Dans « Cosi », le mâle dominant est un idéologue cynique, Don Alfonso, tenancier d’une bibliothèque de rue queer, qui affirme l’infidélité « ontologique » des femmes et leur cynisme, bref leurs vertus « masculines » induites, également partagées par sa complice Despina. Or, les délicieuses et malicieuses Dorabella et Fiordiligi, ici deux youtubeuses fréquentant le magasin de fringues de Despina, n’ont pas besoin de l’idéologie contemporaine queer et sado-maso de la version Clarac/Delteil pour prouver leur égalité avec les hommes.
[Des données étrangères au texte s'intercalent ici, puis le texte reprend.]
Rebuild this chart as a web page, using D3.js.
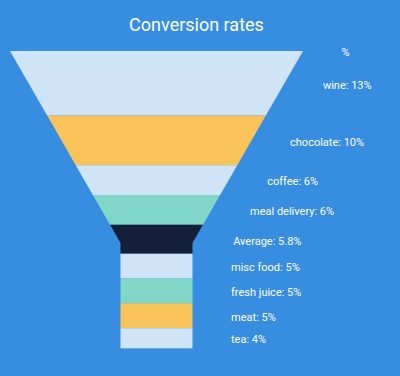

Mozart rend déjà évidents le joyeux cynisme féminin des deux sœurs et l’égalité des sexes dans un triomphe de l’amour lucide. « Cosi fan tutte«  contient dès l’origine un renvoi à l’expéditeur, un concept « Cosi fan tutti« , accentué et mis en perspective contemporaine par le duo Clarac/Deloeil,

Du coup, les « citations » des deux autres opéras fonctionnent moins bien dans « Cosi » et la seconde partie se vit comme un « Cosi » plus classique, une occasion d’apprécier calmement la qualité des interprètes. La mezzo Ginger Costa-Jackson confirme en Dorabella la fougue, la présence scénique et la grâce d’une voix volontaire et souple déjà présentes dans son Cherubino. La soprano Lenneke Ruiten en Fiordiligi, la moins cynique des deux, déploie un beau lyrisme, plus difficile à insuffler à la Donna Elvira de « Don Giovanni », soumise et masochiste.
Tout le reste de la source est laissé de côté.